* [What you are asked to do]: Leaving the pictures aside, transcribe every line below exactly.

>>>

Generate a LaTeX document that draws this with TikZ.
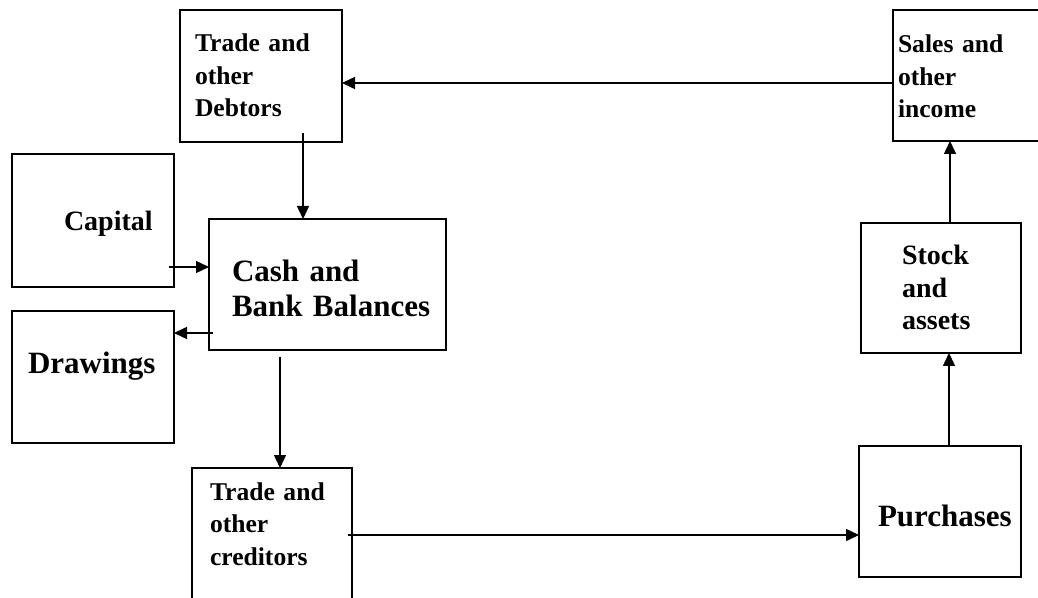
\documentclass[tikz,border=0pt]{standalone}
\usepackage{fontspec}
\setmainfont{Liberation Serif}
\usetikzlibrary{arrows.meta,calc}
\tikzset{
  box/.style={draw, line width=1.15pt, inner sep=0pt, outer sep=0pt, align=left},
  small/.style={font=\fontsize{12.8}{16.25}\selectfont\bfseries},
  mid/.style={font=\fontsize{14}{16.25}\selectfont\bfseries},
  big/.style={font=\fontsize{15.5}{17.5}\selectfont\bfseries},
  arr/.style={line width=0.75pt, -{Triangle[length=6.5pt,width=6pt]}},
}
\begin{document}
\begin{tikzpicture}[x=0.5pt,y=-0.5pt]
\useasboundingbox (0,0) rectangle (1038,598);
\clip (0,0) rectangle (1038,598);
% boxes
\node[box, small, minimum width=81pt, minimum height=66pt, text width=66pt,
      text height=9pt, text depth=33pt] (debt) at (261,76) {Trade and\\other\\Debtors};
\node[box, small, minimum width=83.5pt, minimum height=65.5pt, text width=78.5pt,
      text height=9pt, text depth=31.5pt] (sales) at (976.5,75.5) {Sales and\\other\\income};
\node[box, mid, minimum width=81pt, minimum height=66.5pt, text width=29pt,
      text height=12pt, text depth=1.5pt] (cap) at (93,220.5) {\mbox{Capital}};
\node[box, big, minimum width=118.5pt, minimum height=65.5pt, text width=95.5pt,
      text height=11pt, text depth=13.5pt] (cash) at (327.5,284.5) {\mbox{Cash and}\\\mbox{Bank Balances}};
\node[box, big, minimum width=81pt, minimum height=66pt, text width=65pt,
      text height=10pt, text depth=13pt] (draw) at (93,377) {\mbox{Drawings}};
\node[box, mid, minimum width=80pt, minimum height=65pt, text width=39pt,
      text height=9pt, text depth=32pt] (stock) at (941,288) {\mbox{Stock}\\\mbox{and}\\\mbox{assets}};
\node[box, small, minimum width=80pt, minimum height=70pt, text width=62pt,
      text height=9pt, text depth=47pt] (cred) at (272,538) {Trade and\\other\\creditors};
\node[box, big, minimum width=81pt, minimum height=65.5pt, text width=62pt,
      text height=16pt, text depth=1.5pt] (purch) at (940,511.5) {\mbox{Purchases}};
% connectors
\coordinate (s1) at ($(sales.west)+(0,7.5)$);
\draw[arr] (s1) -- (s1 -| debt.east);
\coordinate (s2) at ($(debt.south)+(42,-9)$);
\draw[arr] (s2) -- (s2 |- cash.north);
\coordinate (s3) at ($(cap.east)+(-5,46.5)$);
\draw[arr] (s3) -- (s3 -| cash.west);
\coordinate (s4) at ($(cash.west)+(4,48.5)$);
\draw[arr] (s4) -- (s4 -| draw.east);
\coordinate (s5) at ($(cash.south)+(-47.5,7)$);
\draw[arr] (s5) -- (s5 |- cred.north);
\coordinate (s6) at ($(cred.east)+(-4,-3)$);
\draw[arr] (s6) -- (s6 -| purch.west);
\coordinate (s7) at ($(purch.north)+(9,0)$);
\draw[arr] (s7) -- (s7 |- stock.south);
\coordinate (s8) at ($(stock.north)+(9,0)$);
\draw[arr] (s8) -- (s8 |- sales.south);
\end{tikzpicture}
\end{document}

<<<

* [Reply]:
Generate a LaTeX document that draws this with TikZ.
\documentclass[tikz,border=0pt]{standalone}
\usepackage{fontspec}
\setmainfont{Liberation Serif}
\usetikzlibrary{arrows.meta,calc}
\tikzset{
  box/.style={draw, line width=1.15pt, inner sep=0pt, outer sep=0pt, align=left},
  small/.style={font=\fontsize{12.8}{16.25}\selectfont\bfseries},
  mid/.style={font=\fontsize{14}{16.25}\selectfont\bfseries},
  big/.style={font=\fontsize{15.5}{17.5}\selectfont\bfseries},
  arr/.style={line width=0.75pt, -{Triangle[length=6.5pt,width=6pt]}},
}
\begin{document}
\begin{tikzpicture}[x=0.5pt,y=-0.5pt]
\useasboundingbox (0,0) rectangle (1038,598);
\clip (0,0) rectangle (1038,598);
% boxes
\node[box, small, minimum width=81pt, minimum height=66pt, text width=66pt,
      text height=9pt, text depth=33pt] (debt) at (261,76) {Trade and\\other\\Debtors};
\node[box, small, minimum width=83.5pt, minimum height=65.5pt, text width=78.5pt,
      text height=9pt, text depth=31.5pt] (sales) at (976.5,75.5) {Sales and\\other\\income};
\node[box, mid, minimum width=81pt, minimum height=66.5pt, text width=29pt,
      text height=12pt, text depth=1.5pt] (cap) at (93,220.5) {\mbox{Capital}};
\node[box, big, minimum width=118.5pt, minimum height=65.5pt, text width=95.5pt,
      text height=11pt, text depth=13.5pt] (cash) at (327.5,284.5) {\mbox{Cash and}\\\mbox{Bank Balances}};
\node[box, big, minimum width=81pt, minimum height=66pt, text width=65pt,
      text height=10pt, text depth=13pt] (draw) at (93,377) {\mbox{Drawings}};
\node[box, mid, minimum width=80pt, minimum height=65pt, text width=39pt,
      text height=9pt, text depth=32pt] (stock) at (941,288) {\mbox{Stock}\\\mbox{and}\\\mbox{assets}};
\node[box, small, minimum width=80pt, minimum height=70pt, text width=62pt,
      text height=9pt, text depth=47pt] (cred) at (272,538) {Trade and\\other\\creditors};
\node[box, big, minimum width=81pt, minimum height=65.5pt, text width=62pt,
      text height=16pt, text depth=1.5pt] (purch) at (940,511.5) {\mbox{Purchases}};
% connectors
\coordinate (s1) at ($(sales.west)+(0,7.5)$);
\draw[arr] (s1) -- (s1 -| debt.east);
\coordinate (s2) at ($(debt.south)+(42,-9)$);
\draw[arr] (s2) -- (s2 |- cash.north);
\coordinate (s3) at ($(cap.east)+(-5,46.5)$);
\draw[arr] (s3) -- (s3 -| cash.west);
\coordinate (s4) at ($(cash.west)+(4,48.5)$);
\draw[arr] (s4) -- (s4 -| draw.east);
\coordinate (s5) at ($(cash.south)+(-47.5,7)$);
\draw[arr] (s5) -- (s5 |- cred.north);
\coordinate (s6) at ($(cred.east)+(-4,-3)$);
\draw[arr] (s6) -- (s6 -| purch.west);
\coordinate (s7) at ($(purch.north)+(9,0)$);
\draw[arr] (s7) -- (s7 |- stock.south);
\coordinate (s8) at ($(stock.north)+(9,0)$);
\draw[arr] (s8) -- (s8 |- sales.south);
\end{tikzpicture}
\end{document}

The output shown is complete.